─── Dataset content ───

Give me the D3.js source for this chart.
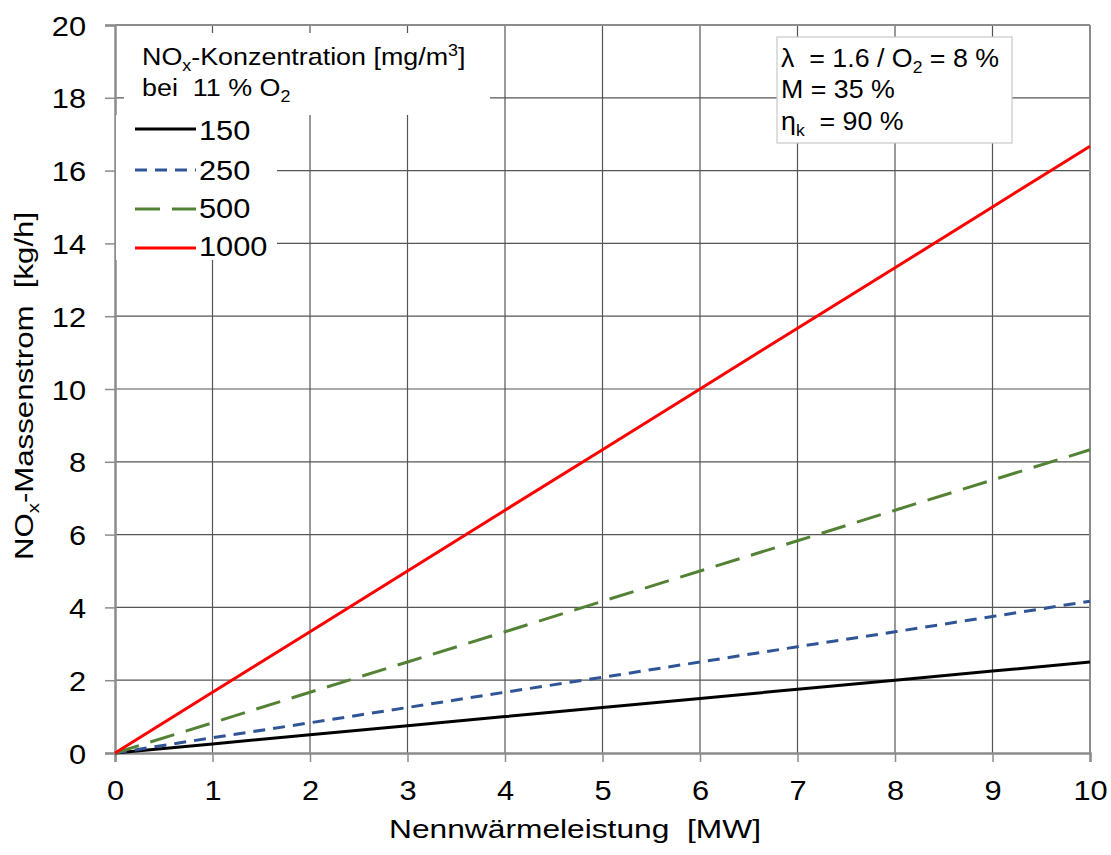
<!DOCTYPE html>
<html><head><meta charset="utf-8">
<script src="https://cdn.jsdelivr.net/npm/d3@7/dist/d3.min.js"></script>
<style>body{margin:0;background:#fff;} svg{display:block;font-family:Arial,"Liberation Sans",sans-serif;}</style>
</head><body>
<svg id="c" width="1111" height="855"></svg>
<script>
const xValues = [0,1,2,3,4,5,6,7,8,9,10];
const s150  = [0,0.25,0.5,0.75,1.0,1.25,1.5,1.75,2.0,2.25,2.5];
const s250  = [0,0.42,0.83,1.25,1.67,2.08,2.5,2.92,3.33,3.75,4.17];
const s500  = [0,0.83,1.67,2.5,3.33,4.17,5.0,5.83,6.67,7.5,8.33];
const s1000 = [0,1.67,3.33,5.0,6.67,8.33,10.0,11.67,13.33,15.0,16.67];
const seriesNames = ["150","250","500","1000"];
const xTicks = [0,1,2,3,4,5,6,7,8,9,10];
const yTicks = [0,2,4,6,8,10,12,14,16,18,20];

const series = [
  {name:seriesNames[0], vals:s150,  color:"#000000", dash:null},
  {name:seriesNames[1], vals:s250,  color:"#2f5597", dash:"12,8"},
  {name:seriesNames[2], vals:s500,  color:"#548235", dash:"25,12"},
  {name:seriesNames[3], vals:s1000, color:"#ff0000", dash:null}
];

const svg = d3.select("#c");
const L=115, R=1090, T=25, B=753;
const x = d3.scaleLinear().domain([0,10]).range([L,R]);
const y = d3.scaleLinear().domain([0,20]).range([B,T]);

function stext(px, py, size, sx, anchor){
  return svg.append("text")
    .attr("transform", `translate(${px},${py}) scale(${sx},1)`)
    .attr("font-size", size).attr("text-anchor", anchor||"start")
    .attr("fill","#000").attr("xml:space","preserve");
}

// grid
const g = svg.append("g");
g.selectAll(".vg").data(xTicks.slice(1,-1)).enter().append("line")
  .attr("x1",d=>x(d)).attr("x2",d=>x(d)).attr("y1",T).attr("y2",B)
  .attr("stroke","#555").attr("stroke-width",1.2);
g.selectAll(".hg").data(yTicks.slice(1,-1)).enter().append("line")
  .attr("y1",d=>y(d)).attr("y2",d=>y(d)).attr("x1",L).attr("x2",R)
  .attr("stroke","#555").attr("stroke-width",1.2);
svg.append("line").attr("x1",L).attr("x2",R).attr("y1",T).attr("y2",T).attr("stroke","#8c8c8c").attr("stroke-width",2);
svg.append("line").attr("x1",R).attr("x2",R).attr("y1",T).attr("y2",B).attr("stroke","#8c8c8c").attr("stroke-width",2);

// axes
const tsx = 1.1;
const xAxis = svg.append("g").attr("transform",`translate(0,${B})`)
  .call(d3.axisBottom(x).tickValues(xTicks).tickSize(9).tickPadding(18).tickFormat(d3.format("d")));
const yAxis = svg.append("g").attr("transform",`translate(${L},0)`)
  .call(d3.axisLeft(y).tickValues(yTicks).tickSize(10).tickPadding(19).tickFormat(d3.format("d")));
[xAxis,yAxis].forEach(a=>{
  a.select(".domain").attr("stroke","#8c8c8c").attr("stroke-width",2.5);
  a.selectAll(".tick line").attr("stroke","#8c8c8c").attr("stroke-width",1.5);
  a.selectAll(".tick text").attr("font-size",28).attr("fill","#000")
    .attr("font-family","Arial,'Liberation Sans',sans-serif")
    .attr("transform",`scale(${tsx},1)`);
});
xAxis.selectAll(".tick text").attr("dy","0.72em");
yAxis.selectAll(".tick text").attr("x",-29/tsx).attr("dy","0.36em");

// legend boxes
svg.append("rect").attr("x",124).attr("y",33).attr("width",366).attr("height",82).attr("fill","#fff");
svg.append("rect").attr("x",116).attr("y",115).attr("width",161).attr("height",145).attr("fill","#fff");
// annotation box
svg.append("rect").attr("x",777).attr("y",37).attr("width",235).attr("height",106)
  .attr("fill","#fff").attr("stroke","#c8c8c8").attr("stroke-width",1.2);

// lines
const line = d3.line().x((d,i)=>x(xValues[i])).y(d=>y(d));
series.forEach(s=>{
  svg.append("path").datum(s.vals).attr("d",line).attr("fill","none")
    .attr("stroke",s.color).attr("stroke-width",3)
    .attr("stroke-dasharray",s.dash);
});

// legend title
const lt = stext(142,65,24,1.12);
lt.append("tspan").text("NO");
lt.append("tspan").text("x").attr("font-size",16).attr("dy",6);
lt.append("tspan").text("-Konzentration [mg/m").attr("dy",-6);
lt.append("tspan").text("3").attr("font-size",16).attr("dy",-9);
lt.append("tspan").text("]").attr("dy",9);
const lt2 = stext(142,96,24,1.12);
lt2.append("tspan").text("bei  11 % O");
lt2.append("tspan").text("2").attr("font-size",16).attr("dy",6);

const legY = [129,170,209,248];
const legBase = [140,180,218,256];
series.forEach((s,i)=>{
  svg.append("line").attr("x1",135).attr("x2",196).attr("y1",legY[i]).attr("y2",legY[i])
    .attr("stroke",s.color).attr("stroke-width",3).attr("stroke-dasharray",s.dash);
  stext(199,legBase[i],28,1.1).text(s.name);
});

// annotation text
const a1 = stext(781,67,26,1.03);
a1.append("tspan").text("λ  = 1.6 / O");
a1.append("tspan").text("2").attr("font-size",17).attr("dy",6);
a1.append("tspan").text(" = 8 %").attr("dy",-6);
stext(781,98,26,1.03).text("M = 35 %");
const a3 = stext(781,130,26,1.03);
a3.append("tspan").text("η");
a3.append("tspan").text("k").attr("font-size",17).attr("dy",6);
a3.append("tspan").text("  = 90 %").attr("dy",-6);

// axis titles
stext(575,838,26,1.22,"middle").text("Nennwärmeleistung  [MW]");
const yt = svg.append("text").attr("transform","translate(33,386) rotate(-90) scale(1.2,1)")
  .attr("text-anchor","middle").attr("font-size",26).attr("xml:space","preserve");
yt.append("tspan").text("NO");
yt.append("tspan").text("x").attr("font-size",17).attr("dy",6);
yt.append("tspan").text("-Massenstrom  [kg/h]").attr("dy",-6);
</script>
</body></html>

───

Exercise directions
Give the data above again in full and unchanged, skipping the pictures.

Result below
Give me the D3.js source for this chart.
<!DOCTYPE html>
<html><head><meta charset="utf-8">
<script src="https://cdn.jsdelivr.net/npm/d3@7/dist/d3.min.js"></script>
<style>body{margin:0;background:#fff;} svg{display:block;font-family:Arial,"Liberation Sans",sans-serif;}</style>
</head><body>
<svg id="c" width="1111" height="855"></svg>
<script>
const xValues = [0,1,2,3,4,5,6,7,8,9,10];
const s150  = [0,0.25,0.5,0.75,1.0,1.25,1.5,1.75,2.0,2.25,2.5];
const s250  = [0,0.42,0.83,1.25,1.67,2.08,2.5,2.92,3.33,3.75,4.17];
const s500  = [0,0.83,1.67,2.5,3.33,4.17,5.0,5.83,6.67,7.5,8.33];
const s1000 = [0,1.67,3.33,5.0,6.67,8.33,10.0,11.67,13.33,15.0,16.67];
const seriesNames = ["150","250","500","1000"];
const xTicks = [0,1,2,3,4,5,6,7,8,9,10];
const yTicks = [0,2,4,6,8,10,12,14,16,18,20];

const series = [
  {name:seriesNames[0], vals:s150,  color:"#000000", dash:null},
  {name:seriesNames[1], vals:s250,  color:"#2f5597", dash:"12,8"},
  {name:seriesNames[2], vals:s500,  color:"#548235", dash:"25,12"},
  {name:seriesNames[3], vals:s1000, color:"#ff0000", dash:null}
];

const svg = d3.select("#c");
const L=115, R=1090, T=25, B=753;
const x = d3.scaleLinear().domain([0,10]).range([L,R]);
const y = d3.scaleLinear().domain([0,20]).range([B,T]);

function stext(px, py, size, sx, anchor){
  return svg.append("text")
    .attr("transform", `translate(${px},${py}) scale(${sx},1)`)
    .attr("font-size", size).attr("text-anchor", anchor||"start")
    .attr("fill","#000").attr("xml:space","preserve");
}

// grid
const g = svg.append("g");
g.selectAll(".vg").data(xTicks.slice(1,-1)).enter().append("line")
  .attr("x1",d=>x(d)).attr("x2",d=>x(d)).attr("y1",T).attr("y2",B)
  .attr("stroke","#555").attr("stroke-width",1.2);
g.selectAll(".hg").data(yTicks.slice(1,-1)).enter().append("line")
  .attr("y1",d=>y(d)).attr("y2",d=>y(d)).attr("x1",L).attr("x2",R)
  .attr("stroke","#555").attr("stroke-width",1.2);
svg.append("line").attr("x1",L).attr("x2",R).attr("y1",T).attr("y2",T).attr("stroke","#8c8c8c").attr("stroke-width",2);
svg.append("line").attr("x1",R).attr("x2",R).attr("y1",T).attr("y2",B).attr("stroke","#8c8c8c").attr("stroke-width",2);

// axes
const tsx = 1.1;
const xAxis = svg.append("g").attr("transform",`translate(0,${B})`)
  .call(d3.axisBottom(x).tickValues(xTicks).tickSize(9).tickPadding(18).tickFormat(d3.format("d")));
const yAxis = svg.append("g").attr("transform",`translate(${L},0)`)
  .call(d3.axisLeft(y).tickValues(yTicks).tickSize(10).tickPadding(19).tickFormat(d3.format("d")));
[xAxis,yAxis].forEach(a=>{
  a.select(".domain").attr("stroke","#8c8c8c").attr("stroke-width",2.5);
  a.selectAll(".tick line").attr("stroke","#8c8c8c").attr("stroke-width",1.5);
  a.selectAll(".tick text").attr("font-size",28).attr("fill","#000")
    .attr("font-family","Arial,'Liberation Sans',sans-serif")
    .attr("transform",`scale(${tsx},1)`);
});
xAxis.selectAll(".tick text").attr("dy","0.72em");
yAxis.selectAll(".tick text").attr("x",-29/tsx).attr("dy","0.36em");

// legend boxes
svg.append("rect").attr("x",124).attr("y",33).attr("width",366).attr("height",82).attr("fill","#fff");
svg.append("rect").attr("x",116).attr("y",115).attr("width",161).attr("height",145).attr("fill","#fff");
// annotation box
svg.append("rect").attr("x",777).attr("y",37).attr("width",235).attr("height",106)
  .attr("fill","#fff").attr("stroke","#c8c8c8").attr("stroke-width",1.2);

// lines
const line = d3.line().x((d,i)=>x(xValues[i])).y(d=>y(d));
series.forEach(s=>{
  svg.append("path").datum(s.vals).attr("d",line).attr("fill","none")
    .attr("stroke",s.color).attr("stroke-width",3)
    .attr("stroke-dasharray",s.dash);
});

// legend title
const lt = stext(142,65,24,1.12);
lt.append("tspan").text("NO");
lt.append("tspan").text("x").attr("font-size",16).attr("dy",6);
lt.append("tspan").text("-Konzentration [mg/m").attr("dy",-6);
lt.append("tspan").text("3").attr("font-size",16).attr("dy",-9);
lt.append("tspan").text("]").attr("dy",9);
const lt2 = stext(142,96,24,1.12);
lt2.append("tspan").text("bei  11 % O");
lt2.append("tspan").text("2").attr("font-size",16).attr("dy",6);

const legY = [129,170,209,248];
const legBase = [140,180,218,256];
series.forEach((s,i)=>{
  svg.append("line").attr("x1",135).attr("x2",196).attr("y1",legY[i]).attr("y2",legY[i])
    .attr("stroke",s.color).attr("stroke-width",3).attr("stroke-dasharray",s.dash);
  stext(199,legBase[i],28,1.1).text(s.name);
});

// annotation text
const a1 = stext(781,67,26,1.03);
a1.append("tspan").text("λ  = 1.6 / O");
a1.append("tspan").text("2").attr("font-size",17).attr("dy",6);
a1.append("tspan").text(" = 8 %").attr("dy",-6);
stext(781,98,26,1.03).text("M = 35 %");
const a3 = stext(781,130,26,1.03);
a3.append("tspan").text("η");
a3.append("tspan").text("k").attr("font-size",17).attr("dy",6);
a3.append("tspan").text("  = 90 %").attr("dy",-6);

// axis titles
stext(575,838,26,1.22,"middle").text("Nennwärmeleistung  [MW]");
const yt = svg.append("text").attr("transform","translate(33,386) rotate(-90) scale(1.2,1)")
  .attr("text-anchor","middle").attr("font-size",26).attr("xml:space","preserve");
yt.append("tspan").text("NO");
yt.append("tspan").text("x").attr("font-size",17).attr("dy",6);
yt.append("tspan").text("-Massenstrom  [kg/h]").attr("dy",-6);
</script>
</body></html>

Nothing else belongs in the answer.